White Christian Nationalism is Out in the Open NowRoundup
tags: far right, racism, White Nationalism, Christian Nationalism
Annika Brockschmidt (@ardenthistorian) is the author of Amerikas Gotteskrieger: Wie die Religiöse Rechte die Demokratie gefährdet (America’s Holy Warriors: How the Religious Right Endangers Democracy). Thomas Lecaque (@tlecaque) is an associate professor of history at Grand View University.
There was a time, not very long ago, when far-right figures wanted to avoid being called “Christian nationalists”—denying or deflecting or pleading ignorance. Even now, some reject the label. “Reporters frequently ask me,” Robert Jeffress, the megachurch pastor, said last month, “‘Are you a Christian nationalist?’ . . . And I respond emphatically, ‘No, not in any way.’” In May, Doug Mastriano, the Republican nominee in the race for Pennsylvania governor, wrote a reporter, “Is this a term you fabricated? What does it mean and where have I indicated that I am a Christian Nationalist?” Franklin Graham told the same reporter that “Christian nationalism doesn’t exist.”
Despite the protestations, the term Christian nationalism is well suited for much of the far right. Think of (defeated) Georgia gubernatorial candidate Kandiss Taylor’s slogan “Jesus, Guns, Babies.” Or the extensive Christian symbolism in the crowd that attacked the Capitol on January 6th. Or the Republicans, such as Rep. Lauren Boebert and Doug Mastriano, who have pointedly said they believe in collapsing the separation of church and state.
We may be entering a new phase, however—one in which at least some people are claiming, proudly, to be Christian nationalists, and writing apologetics explicitly in defense of the label and its attendant ideology. Witness Rep. Marjorie Taylor Greene, who openly proclaims herself a Christian nationalist on Twitter and in interviews and on t-shirts.

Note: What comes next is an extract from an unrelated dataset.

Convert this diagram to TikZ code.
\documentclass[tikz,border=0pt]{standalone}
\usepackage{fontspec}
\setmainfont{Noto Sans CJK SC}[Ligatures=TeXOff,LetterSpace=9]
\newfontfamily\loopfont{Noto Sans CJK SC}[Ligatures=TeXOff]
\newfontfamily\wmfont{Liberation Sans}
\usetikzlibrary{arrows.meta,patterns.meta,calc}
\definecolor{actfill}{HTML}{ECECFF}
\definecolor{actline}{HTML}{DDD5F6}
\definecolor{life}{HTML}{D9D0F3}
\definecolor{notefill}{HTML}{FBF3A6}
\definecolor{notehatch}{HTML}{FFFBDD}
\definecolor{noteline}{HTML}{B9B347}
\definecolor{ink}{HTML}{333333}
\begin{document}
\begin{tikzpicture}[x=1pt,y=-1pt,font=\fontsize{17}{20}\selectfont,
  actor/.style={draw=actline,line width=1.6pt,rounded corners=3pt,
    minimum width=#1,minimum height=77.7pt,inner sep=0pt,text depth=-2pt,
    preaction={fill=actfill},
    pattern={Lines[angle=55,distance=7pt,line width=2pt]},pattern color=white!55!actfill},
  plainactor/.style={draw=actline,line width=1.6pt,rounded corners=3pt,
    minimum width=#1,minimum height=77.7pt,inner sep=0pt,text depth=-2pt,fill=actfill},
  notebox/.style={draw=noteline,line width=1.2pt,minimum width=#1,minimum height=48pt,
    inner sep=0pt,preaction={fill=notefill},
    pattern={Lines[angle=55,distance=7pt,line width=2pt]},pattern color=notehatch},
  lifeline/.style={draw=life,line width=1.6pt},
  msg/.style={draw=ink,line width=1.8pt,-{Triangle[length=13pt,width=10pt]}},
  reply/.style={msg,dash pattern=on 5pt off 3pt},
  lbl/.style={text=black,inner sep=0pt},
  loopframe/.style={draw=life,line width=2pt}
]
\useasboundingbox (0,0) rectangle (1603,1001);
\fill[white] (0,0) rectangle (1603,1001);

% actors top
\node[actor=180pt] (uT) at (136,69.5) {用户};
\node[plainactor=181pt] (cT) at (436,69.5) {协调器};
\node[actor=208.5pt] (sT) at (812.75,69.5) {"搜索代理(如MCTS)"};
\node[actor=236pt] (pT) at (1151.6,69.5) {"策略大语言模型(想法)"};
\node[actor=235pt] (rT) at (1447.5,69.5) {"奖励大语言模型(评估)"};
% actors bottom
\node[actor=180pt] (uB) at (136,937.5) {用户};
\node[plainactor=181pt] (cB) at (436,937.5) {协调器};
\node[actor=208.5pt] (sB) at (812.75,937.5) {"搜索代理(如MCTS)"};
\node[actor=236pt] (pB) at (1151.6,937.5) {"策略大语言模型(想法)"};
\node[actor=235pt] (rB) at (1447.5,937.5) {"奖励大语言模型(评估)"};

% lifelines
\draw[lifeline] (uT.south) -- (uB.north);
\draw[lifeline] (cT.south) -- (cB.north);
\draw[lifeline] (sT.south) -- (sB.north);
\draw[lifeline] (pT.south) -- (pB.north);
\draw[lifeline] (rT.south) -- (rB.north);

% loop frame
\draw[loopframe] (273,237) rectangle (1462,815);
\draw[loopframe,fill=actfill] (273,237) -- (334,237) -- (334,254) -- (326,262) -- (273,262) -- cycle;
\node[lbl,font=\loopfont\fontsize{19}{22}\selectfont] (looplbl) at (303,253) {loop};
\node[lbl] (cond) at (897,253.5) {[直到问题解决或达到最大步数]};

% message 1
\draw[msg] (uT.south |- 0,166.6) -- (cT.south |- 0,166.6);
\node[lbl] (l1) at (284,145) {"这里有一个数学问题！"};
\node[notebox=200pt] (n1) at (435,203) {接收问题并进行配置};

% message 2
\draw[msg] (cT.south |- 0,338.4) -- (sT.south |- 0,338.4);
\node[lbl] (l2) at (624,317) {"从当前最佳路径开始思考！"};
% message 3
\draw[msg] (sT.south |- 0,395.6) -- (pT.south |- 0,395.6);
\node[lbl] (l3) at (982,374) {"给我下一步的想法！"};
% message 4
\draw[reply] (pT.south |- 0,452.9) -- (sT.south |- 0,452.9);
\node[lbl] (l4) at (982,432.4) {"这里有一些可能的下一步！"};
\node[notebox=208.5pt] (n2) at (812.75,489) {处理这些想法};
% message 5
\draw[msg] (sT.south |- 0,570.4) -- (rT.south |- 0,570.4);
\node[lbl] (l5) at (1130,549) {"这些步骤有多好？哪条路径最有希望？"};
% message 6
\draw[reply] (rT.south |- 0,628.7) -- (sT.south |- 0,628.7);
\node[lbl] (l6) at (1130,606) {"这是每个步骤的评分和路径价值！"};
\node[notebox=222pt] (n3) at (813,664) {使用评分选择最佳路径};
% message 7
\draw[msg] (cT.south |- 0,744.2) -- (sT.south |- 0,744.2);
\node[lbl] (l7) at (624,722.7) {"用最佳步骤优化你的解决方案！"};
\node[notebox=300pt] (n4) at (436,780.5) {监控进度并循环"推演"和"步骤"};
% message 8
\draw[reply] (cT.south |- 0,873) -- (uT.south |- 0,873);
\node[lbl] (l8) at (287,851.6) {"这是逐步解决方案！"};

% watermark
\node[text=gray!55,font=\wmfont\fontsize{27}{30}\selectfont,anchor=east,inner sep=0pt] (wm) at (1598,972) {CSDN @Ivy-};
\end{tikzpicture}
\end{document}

Or the Federalist, which on August 11 published an article entitled “Christian Nationalism Is Biblical And America-First, But It’s Not White.” The author, Carina Benton, is a regular contributor to the Trump-loving right-wing outlet and not someone with apparent expertise in theology or political philosophy—but the article is a useful indicator of how the debate is shifting, and because similar arguments have popped up elsewhere, it is worth at least a quick dissection.
Benton asserts that the criticism of Christian nationalism relies on “straw man arguments that misrepresent both Christianity and nationalism, and phony attempts to depict the movement as white,” before going on to prove Godwin’s Law halfway through.
Perhaps the two most pernicious paragraphs in Benton’s article deal with the idea of what a Christian nation is. First, she says that the United States chose God, chose Christianity, within a very specific doctrinal image:
The United States isn’t special because it’s a nation chosen by God; it’s special because it’s a nation that chose God. The implications are entirely biblical. Holy Scripture invites individuals from every race, tribe, nation, and language to freely enter into a personal relationship with the Savior, to live by His commandments, and worship Him as King.